**Stated problem**: Write out the data again in full, exactly as it reads.

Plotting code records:
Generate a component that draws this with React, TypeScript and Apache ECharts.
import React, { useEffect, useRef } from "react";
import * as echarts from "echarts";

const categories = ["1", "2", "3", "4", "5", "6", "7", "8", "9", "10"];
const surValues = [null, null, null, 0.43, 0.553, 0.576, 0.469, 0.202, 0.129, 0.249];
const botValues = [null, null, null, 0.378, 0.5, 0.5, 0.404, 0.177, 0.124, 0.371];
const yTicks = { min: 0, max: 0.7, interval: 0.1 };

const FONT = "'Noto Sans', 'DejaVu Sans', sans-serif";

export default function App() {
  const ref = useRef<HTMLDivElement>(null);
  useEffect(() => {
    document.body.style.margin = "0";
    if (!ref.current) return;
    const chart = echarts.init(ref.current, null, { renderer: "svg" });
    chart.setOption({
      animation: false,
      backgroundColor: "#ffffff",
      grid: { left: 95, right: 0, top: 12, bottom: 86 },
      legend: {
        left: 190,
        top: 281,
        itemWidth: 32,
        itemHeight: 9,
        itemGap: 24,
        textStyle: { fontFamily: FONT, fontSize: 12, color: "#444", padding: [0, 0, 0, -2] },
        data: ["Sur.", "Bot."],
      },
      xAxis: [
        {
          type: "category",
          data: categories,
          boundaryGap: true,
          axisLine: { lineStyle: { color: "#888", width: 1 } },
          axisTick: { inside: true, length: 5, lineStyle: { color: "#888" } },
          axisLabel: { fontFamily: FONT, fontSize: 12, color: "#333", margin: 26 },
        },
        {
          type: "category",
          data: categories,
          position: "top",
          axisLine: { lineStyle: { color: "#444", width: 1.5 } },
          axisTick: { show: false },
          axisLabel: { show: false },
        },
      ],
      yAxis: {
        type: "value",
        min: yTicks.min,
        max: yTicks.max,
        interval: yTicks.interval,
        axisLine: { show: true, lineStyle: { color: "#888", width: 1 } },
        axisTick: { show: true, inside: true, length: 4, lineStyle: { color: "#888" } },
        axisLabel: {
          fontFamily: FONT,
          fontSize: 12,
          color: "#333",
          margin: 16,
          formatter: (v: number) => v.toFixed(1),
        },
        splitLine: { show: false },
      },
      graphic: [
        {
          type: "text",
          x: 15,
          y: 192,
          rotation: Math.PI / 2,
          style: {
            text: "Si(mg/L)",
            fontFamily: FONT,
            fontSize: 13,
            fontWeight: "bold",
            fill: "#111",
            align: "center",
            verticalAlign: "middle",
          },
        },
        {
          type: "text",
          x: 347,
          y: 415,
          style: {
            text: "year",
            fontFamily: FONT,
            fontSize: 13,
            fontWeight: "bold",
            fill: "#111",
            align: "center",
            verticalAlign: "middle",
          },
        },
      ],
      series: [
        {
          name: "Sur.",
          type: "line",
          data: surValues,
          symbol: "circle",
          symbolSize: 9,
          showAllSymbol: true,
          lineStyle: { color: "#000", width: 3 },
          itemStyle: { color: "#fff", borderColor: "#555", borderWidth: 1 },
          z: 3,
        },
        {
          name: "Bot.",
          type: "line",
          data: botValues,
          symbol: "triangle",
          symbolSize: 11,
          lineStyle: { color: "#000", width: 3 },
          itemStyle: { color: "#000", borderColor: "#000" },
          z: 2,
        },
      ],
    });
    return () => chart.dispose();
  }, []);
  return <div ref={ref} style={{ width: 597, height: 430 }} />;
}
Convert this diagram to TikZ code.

**Written response**:
Generate a component that draws this with React, TypeScript and Apache ECharts.
import React, { useEffect, useRef } from "react";
import * as echarts from "echarts";

const categories = ["1", "2", "3", "4", "5", "6", "7", "8", "9", "10"];
const surValues = [null, null, null, 0.43, 0.553, 0.576, 0.469, 0.202, 0.129, 0.249];
const botValues = [null, null, null, 0.378, 0.5, 0.5, 0.404, 0.177, 0.124, 0.371];
const yTicks = { min: 0, max: 0.7, interval: 0.1 };

const FONT = "'Noto Sans', 'DejaVu Sans', sans-serif";

export default function App() {
  const ref = useRef<HTMLDivElement>(null);
  useEffect(() => {
    document.body.style.margin = "0";
    if (!ref.current) return;
    const chart = echarts.init(ref.current, null, { renderer: "svg" });
    chart.setOption({
      animation: false,
      backgroundColor: "#ffffff",
      grid: { left: 95, right: 0, top: 12, bottom: 86 },
      legend: {
        left: 190,
        top: 281,
        itemWidth: 32,
        itemHeight: 9,
        itemGap: 24,
        textStyle: { fontFamily: FONT, fontSize: 12, color: "#444", padding: [0, 0, 0, -2] },
        data: ["Sur.", "Bot."],
      },
      xAxis: [
        {
          type: "category",
          data: categories,
          boundaryGap: true,
          axisLine: { lineStyle: { color: "#888", width: 1 } },
          axisTick: { inside: true, length: 5, lineStyle: { color: "#888" } },
          axisLabel: { fontFamily: FONT, fontSize: 12, color: "#333", margin: 26 },
        },
        {
          type: "category",
          data: categories,
          position: "top",
          axisLine: { lineStyle: { color: "#444", width: 1.5 } },
          axisTick: { show: false },
          axisLabel: { show: false },
        },
      ],
      yAxis: {
        type: "value",
        min: yTicks.min,
        max: yTicks.max,
        interval: yTicks.interval,
        axisLine: { show: true, lineStyle: { color: "#888", width: 1 } },
        axisTick: { show: true, inside: true, length: 4, lineStyle: { color: "#888" } },
        axisLabel: {
          fontFamily: FONT,
          fontSize: 12,
          color: "#333",
          margin: 16,
          formatter: (v: number) => v.toFixed(1),
        },
        splitLine: { show: false },
      },
      graphic: [
        {
          type: "text",
          x: 15,
          y: 192,
          rotation: Math.PI / 2,
          style: {
            text: "Si(mg/L)",
            fontFamily: FONT,
            fontSize: 13,
            fontWeight: "bold",
            fill: "#111",
            align: "center",
            verticalAlign: "middle",
          },
        },
        {
          type: "text",
          x: 347,
          y: 415,
          style: {
            text: "year",
            fontFamily: FONT,
            fontSize: 13,
            fontWeight: "bold",
            fill: "#111",
            align: "center",
            verticalAlign: "middle",
          },
        },
      ],
      series: [
        {
          name: "Sur.",
          type: "line",
          data: surValues,
          symbol: "circle",
          symbolSize: 9,
          showAllSymbol: true,
          lineStyle: { color: "#000", width: 3 },
          itemStyle: { color: "#fff", borderColor: "#555", borderWidth: 1 },
          z: 3,
        },
        {
          name: "Bot.",
          type: "line",
          data: botValues,
          symbol: "triangle",
          symbolSize: 11,
          lineStyle: { color: "#000", width: 3 },
          itemStyle: { color: "#000", borderColor: "#000" },
          z: 2,
        },
      ],
    });
    return () => chart.dispose();
  }, []);
  return <div ref={ref} style={{ width: 597, height: 430 }} />;
}
Convert this diagram to TikZ code.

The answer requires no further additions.